*DIRECTIVE*.
Copy out exactly the lines spanning the line with "Write the Plotly code for this chart." to the line with "start = end", inclusive, from the data underneath, with no pictures.

*ENTRIES PROVIDED*.
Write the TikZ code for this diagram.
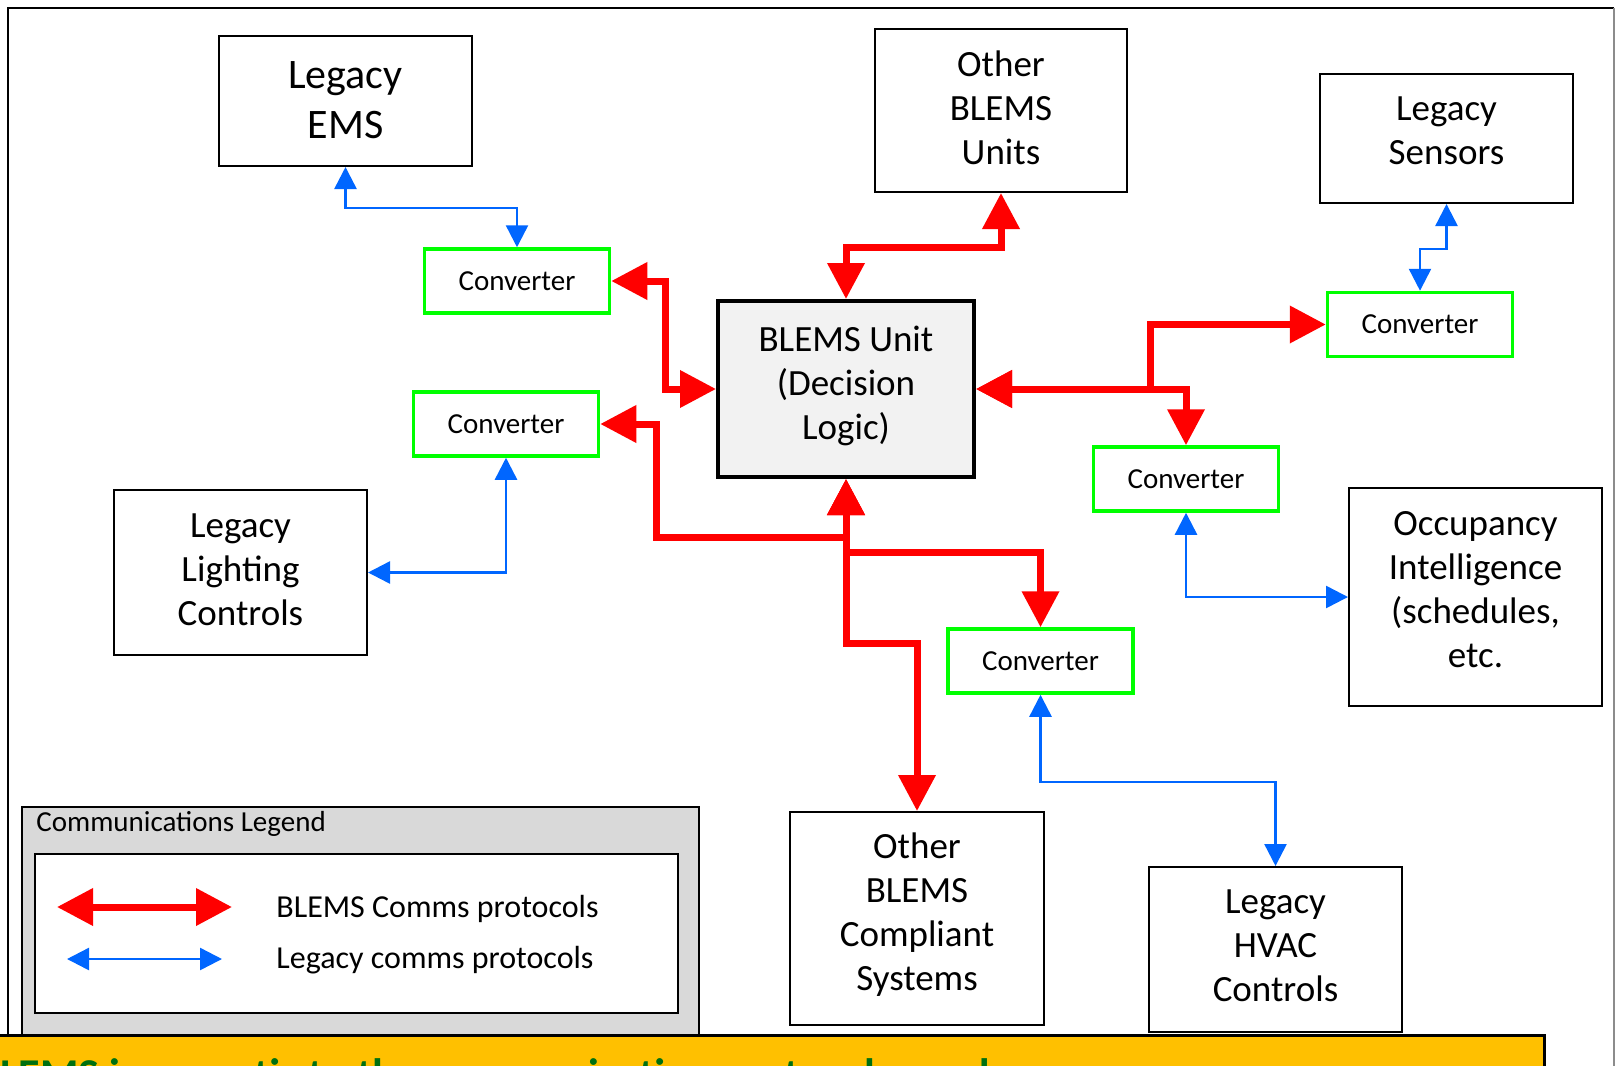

...

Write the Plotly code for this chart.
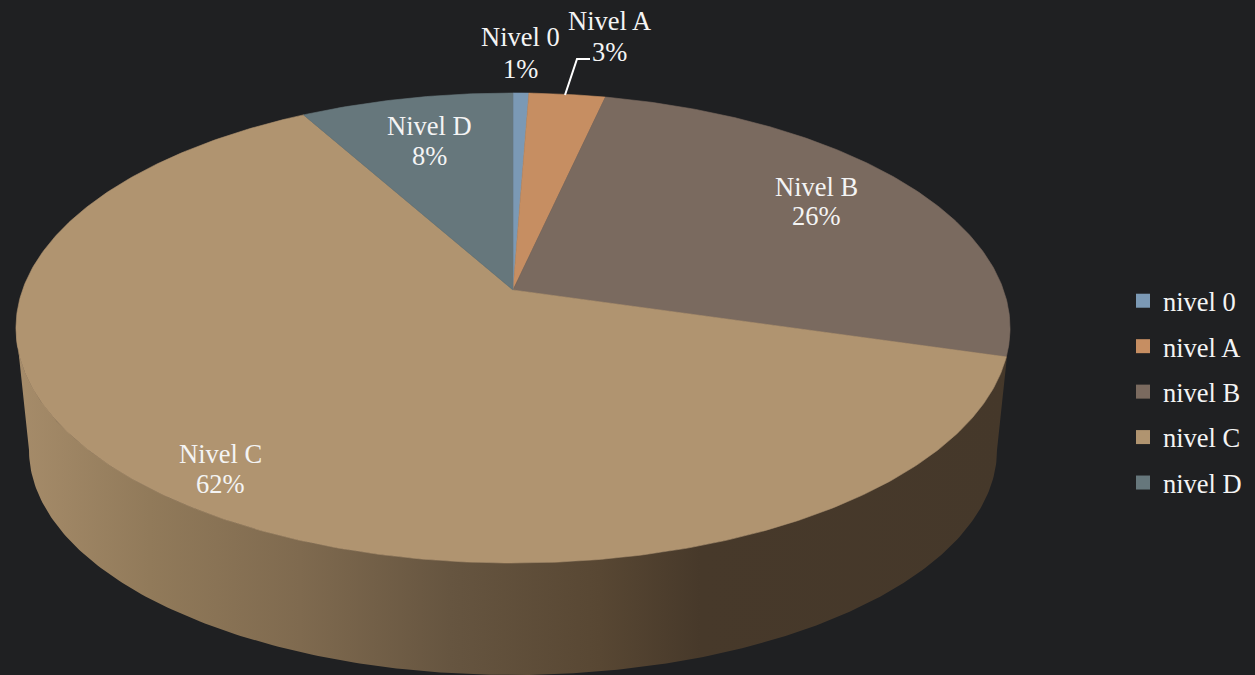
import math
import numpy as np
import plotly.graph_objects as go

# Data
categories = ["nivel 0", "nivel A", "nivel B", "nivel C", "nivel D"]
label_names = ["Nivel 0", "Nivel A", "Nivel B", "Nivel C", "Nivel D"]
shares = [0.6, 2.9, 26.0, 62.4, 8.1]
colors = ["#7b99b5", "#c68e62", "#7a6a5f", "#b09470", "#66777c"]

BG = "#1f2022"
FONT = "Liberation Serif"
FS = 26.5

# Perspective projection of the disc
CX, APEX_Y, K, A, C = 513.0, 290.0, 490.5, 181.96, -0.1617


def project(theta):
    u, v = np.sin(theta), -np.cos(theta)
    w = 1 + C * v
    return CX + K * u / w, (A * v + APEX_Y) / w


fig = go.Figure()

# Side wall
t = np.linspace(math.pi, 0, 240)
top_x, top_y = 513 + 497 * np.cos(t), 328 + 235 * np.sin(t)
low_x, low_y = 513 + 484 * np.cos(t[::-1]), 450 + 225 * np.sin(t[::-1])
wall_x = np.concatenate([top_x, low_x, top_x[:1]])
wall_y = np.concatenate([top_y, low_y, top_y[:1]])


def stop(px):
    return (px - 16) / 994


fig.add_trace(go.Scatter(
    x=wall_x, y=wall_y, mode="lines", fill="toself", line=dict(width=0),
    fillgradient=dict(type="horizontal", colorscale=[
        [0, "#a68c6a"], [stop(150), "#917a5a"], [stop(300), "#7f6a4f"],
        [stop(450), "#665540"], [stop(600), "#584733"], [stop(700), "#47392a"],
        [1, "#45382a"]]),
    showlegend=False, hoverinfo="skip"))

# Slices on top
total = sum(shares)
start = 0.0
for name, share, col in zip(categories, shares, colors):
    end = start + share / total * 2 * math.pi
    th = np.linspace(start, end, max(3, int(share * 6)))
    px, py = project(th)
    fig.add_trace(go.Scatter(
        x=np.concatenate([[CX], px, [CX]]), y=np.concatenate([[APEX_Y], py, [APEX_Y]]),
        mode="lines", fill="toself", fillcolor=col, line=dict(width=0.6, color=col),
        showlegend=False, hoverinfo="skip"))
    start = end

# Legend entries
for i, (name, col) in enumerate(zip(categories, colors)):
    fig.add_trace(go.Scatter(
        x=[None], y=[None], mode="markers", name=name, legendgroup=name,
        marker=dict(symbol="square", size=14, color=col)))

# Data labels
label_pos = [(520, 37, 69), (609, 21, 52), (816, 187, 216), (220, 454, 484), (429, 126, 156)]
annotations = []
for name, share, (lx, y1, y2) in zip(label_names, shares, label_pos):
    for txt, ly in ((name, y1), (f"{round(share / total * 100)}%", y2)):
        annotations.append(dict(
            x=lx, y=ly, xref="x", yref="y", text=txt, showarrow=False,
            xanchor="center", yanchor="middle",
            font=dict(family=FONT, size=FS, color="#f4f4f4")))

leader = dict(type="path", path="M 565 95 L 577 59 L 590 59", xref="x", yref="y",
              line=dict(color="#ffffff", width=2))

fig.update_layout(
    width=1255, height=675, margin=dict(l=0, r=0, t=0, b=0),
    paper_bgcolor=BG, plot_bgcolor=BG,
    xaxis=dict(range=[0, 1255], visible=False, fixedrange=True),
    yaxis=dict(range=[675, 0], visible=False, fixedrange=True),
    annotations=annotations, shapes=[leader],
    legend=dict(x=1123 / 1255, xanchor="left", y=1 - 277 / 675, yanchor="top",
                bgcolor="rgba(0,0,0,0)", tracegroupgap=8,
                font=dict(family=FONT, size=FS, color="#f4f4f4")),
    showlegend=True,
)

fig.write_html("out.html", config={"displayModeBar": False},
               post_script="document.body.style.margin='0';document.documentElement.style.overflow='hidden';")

...

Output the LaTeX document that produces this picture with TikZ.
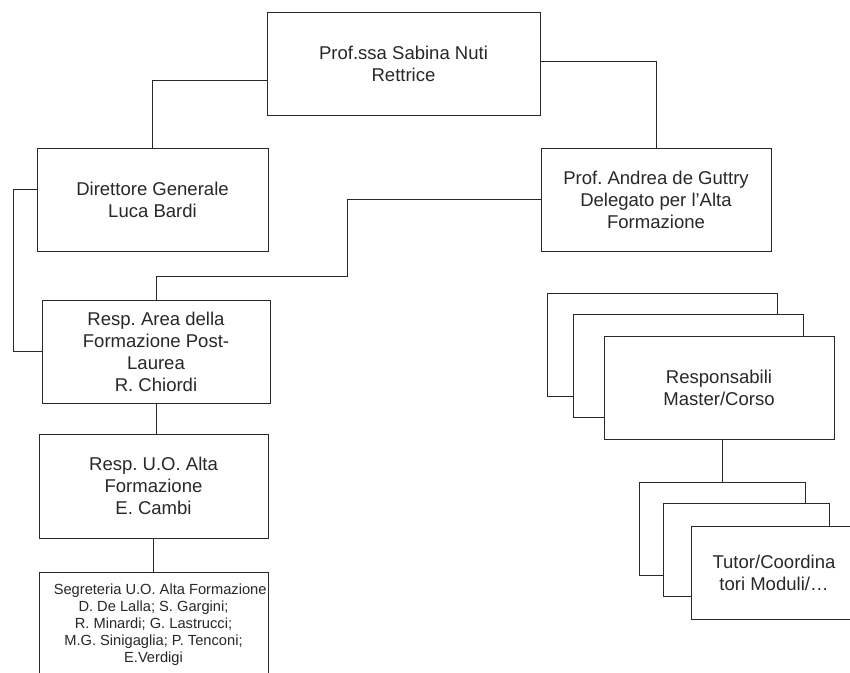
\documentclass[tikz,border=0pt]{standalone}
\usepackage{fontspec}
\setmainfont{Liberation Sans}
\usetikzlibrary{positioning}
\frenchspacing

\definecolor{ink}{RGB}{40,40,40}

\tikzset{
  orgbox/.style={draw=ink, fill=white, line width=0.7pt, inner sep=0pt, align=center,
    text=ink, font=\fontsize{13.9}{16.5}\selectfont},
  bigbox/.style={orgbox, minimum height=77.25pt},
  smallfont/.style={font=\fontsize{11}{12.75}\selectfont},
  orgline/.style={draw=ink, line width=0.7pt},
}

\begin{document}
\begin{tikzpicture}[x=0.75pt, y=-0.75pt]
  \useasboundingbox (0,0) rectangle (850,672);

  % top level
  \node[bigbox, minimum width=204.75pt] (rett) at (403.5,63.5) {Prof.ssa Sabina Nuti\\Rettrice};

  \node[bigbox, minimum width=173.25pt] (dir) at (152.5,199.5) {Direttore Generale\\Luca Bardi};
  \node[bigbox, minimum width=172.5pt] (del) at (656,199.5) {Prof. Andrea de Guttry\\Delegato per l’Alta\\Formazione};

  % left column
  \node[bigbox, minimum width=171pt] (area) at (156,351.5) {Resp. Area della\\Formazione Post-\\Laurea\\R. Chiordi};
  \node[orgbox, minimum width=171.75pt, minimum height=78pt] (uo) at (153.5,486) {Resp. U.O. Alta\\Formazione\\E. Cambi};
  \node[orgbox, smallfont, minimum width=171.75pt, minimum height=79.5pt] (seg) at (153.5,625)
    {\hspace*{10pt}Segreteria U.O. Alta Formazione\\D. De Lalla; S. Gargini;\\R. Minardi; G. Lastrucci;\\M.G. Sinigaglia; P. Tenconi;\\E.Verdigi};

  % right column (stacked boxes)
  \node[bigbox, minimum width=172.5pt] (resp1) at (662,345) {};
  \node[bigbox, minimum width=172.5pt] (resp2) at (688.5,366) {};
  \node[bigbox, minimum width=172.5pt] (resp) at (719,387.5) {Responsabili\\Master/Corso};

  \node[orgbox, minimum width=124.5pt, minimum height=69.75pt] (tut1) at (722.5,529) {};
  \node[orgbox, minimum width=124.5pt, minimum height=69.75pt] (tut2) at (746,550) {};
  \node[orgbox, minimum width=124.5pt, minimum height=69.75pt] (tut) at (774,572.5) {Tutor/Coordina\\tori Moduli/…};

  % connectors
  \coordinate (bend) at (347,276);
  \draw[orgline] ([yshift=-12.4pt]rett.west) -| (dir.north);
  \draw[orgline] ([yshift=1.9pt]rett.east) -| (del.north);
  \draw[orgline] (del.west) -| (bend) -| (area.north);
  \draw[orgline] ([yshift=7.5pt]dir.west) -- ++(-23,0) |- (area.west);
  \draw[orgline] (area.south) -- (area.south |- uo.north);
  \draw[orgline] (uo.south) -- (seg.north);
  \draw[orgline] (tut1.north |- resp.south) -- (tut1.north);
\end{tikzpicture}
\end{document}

*RESULT FOR THIS TASK*.
Write the Plotly code for this chart.
import math
import numpy as np
import plotly.graph_objects as go

# Data
categories = ["nivel 0", "nivel A", "nivel B", "nivel C", "nivel D"]
label_names = ["Nivel 0", "Nivel A", "Nivel B", "Nivel C", "Nivel D"]
shares = [0.6, 2.9, 26.0, 62.4, 8.1]
colors = ["#7b99b5", "#c68e62", "#7a6a5f", "#b09470", "#66777c"]

BG = "#1f2022"
FONT = "Liberation Serif"
FS = 26.5

# Perspective projection of the disc
CX, APEX_Y, K, A, C = 513.0, 290.0, 490.5, 181.96, -0.1617


def project(theta):
    u, v = np.sin(theta), -np.cos(theta)
    w = 1 + C * v
    return CX + K * u / w, (A * v + APEX_Y) / w


fig = go.Figure()

# Side wall
t = np.linspace(math.pi, 0, 240)
top_x, top_y = 513 + 497 * np.cos(t), 328 + 235 * np.sin(t)
low_x, low_y = 513 + 484 * np.cos(t[::-1]), 450 + 225 * np.sin(t[::-1])
wall_x = np.concatenate([top_x, low_x, top_x[:1]])
wall_y = np.concatenate([top_y, low_y, top_y[:1]])


def stop(px):
    return (px - 16) / 994


fig.add_trace(go.Scatter(
    x=wall_x, y=wall_y, mode="lines", fill="toself", line=dict(width=0),
    fillgradient=dict(type="horizontal", colorscale=[
        [0, "#a68c6a"], [stop(150), "#917a5a"], [stop(300), "#7f6a4f"],
        [stop(450), "#665540"], [stop(600), "#584733"], [stop(700), "#47392a"],
        [1, "#45382a"]]),
    showlegend=False, hoverinfo="skip"))

# Slices on top
total = sum(shares)
start = 0.0
for name, share, col in zip(categories, shares, colors):
    end = start + share / total * 2 * math.pi
    th = np.linspace(start, end, max(3, int(share * 6)))
    px, py = project(th)
    fig.add_trace(go.Scatter(
        x=np.concatenate([[CX], px, [CX]]), y=np.concatenate([[APEX_Y], py, [APEX_Y]]),
        mode="lines", fill="toself", fillcolor=col, line=dict(width=0.6, color=col),
        showlegend=False, hoverinfo="skip"))
    start = end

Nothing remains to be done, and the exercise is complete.